In high temperature and vacuum applications, when heat transfer is predominantly by radiation, the material's surface texture is of substantial importance. Thermal emission from absorbing material is regarded as spontaneous emission and accordingly is considered to be incoherent and unpolarized. The surface properties of the absorbing material have a profound impact on the emission's optical properties, and can be established by studying the excitation of surface waves: surface phonon-polaritons (SPhPs) in polar crystal and surface plasmon polaritons in metals. In this dissertation, our goal is to manipulate thermal emission utilizing the coherence and the polarization properties of the surface waves. Specifically, we modify their dynamic properties by the geometric parameters of the structure in order to overcome the limitations introduced by the intrinsic properties of the mater. For that purpose, we investigate different coupling mechanisms of the surface waves to radiative waves. In the first case, a coupled resonant cavities structure is introduced.
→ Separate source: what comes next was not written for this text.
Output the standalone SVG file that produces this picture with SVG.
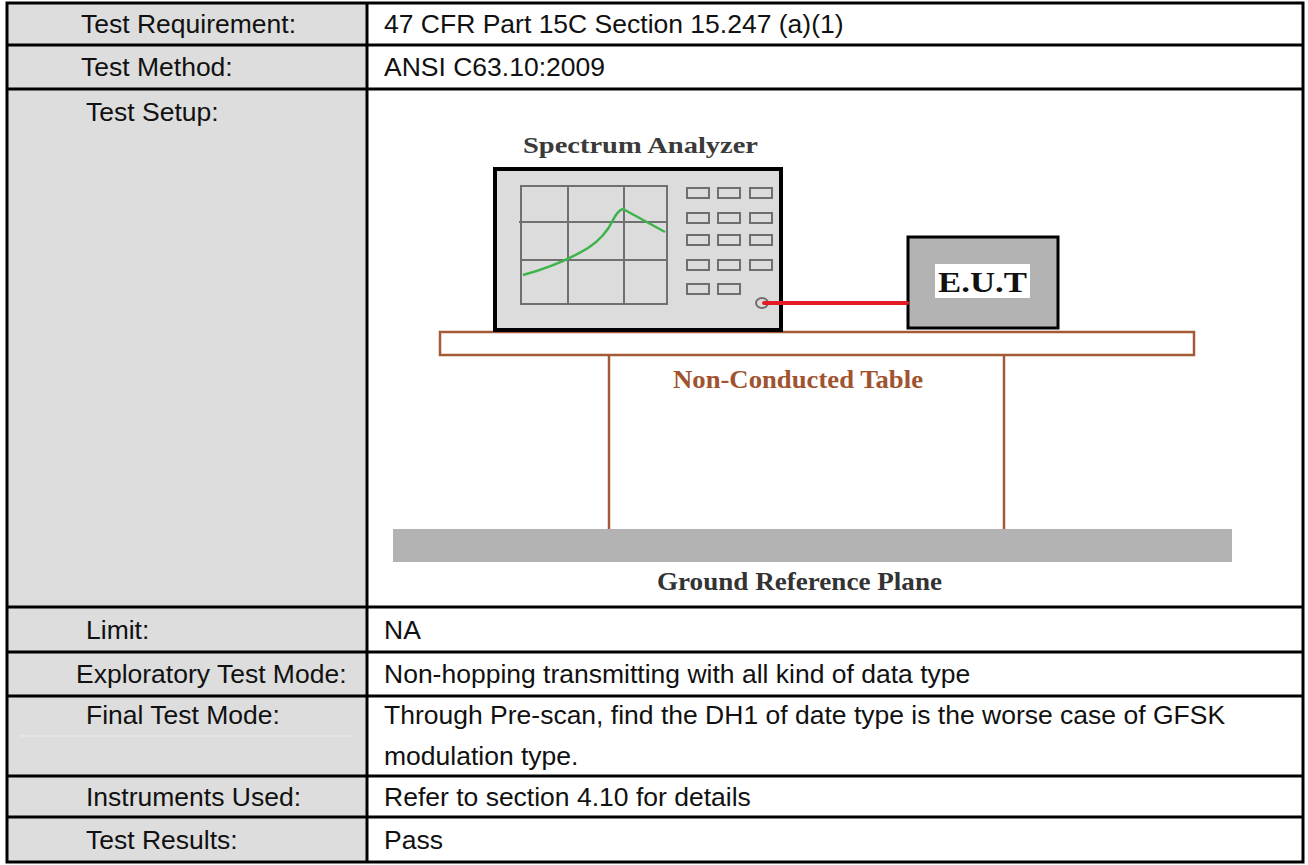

We show that it is possible to increase the spatial coherence length of the SPhPs by more than an order of magnitude compared with the coherence of the delocalized SPhPs. In the second case, a plasmonic bandgap structure upon gold produces a van-Hove singularity in the spectral density of states. As a consequence, the emission was enhanced along with a high spatial coherence length. Furthermore, we show that the radiative modes can be controlled according to the structure geometry. When a light source rotates with respect to an observer, its frequency is shifted in proportion to their relative angular velocity. This effect is known as the angular Doppler effect. We observed a spectral doublet in thermal emission from a spatially rotated structure. The interaction of surface waves with rotational structure is essentially geometric in nature and can be regarded as an energetic manifestation of the Berry’s phase. This effect is particularly interesting since its appearance is not constrained by a unique system but arises solely due to the structure's geometry. Theoretical calculations based on rigorous coupled-wave analysis and finite difference time domain methods are presented along with experimental results.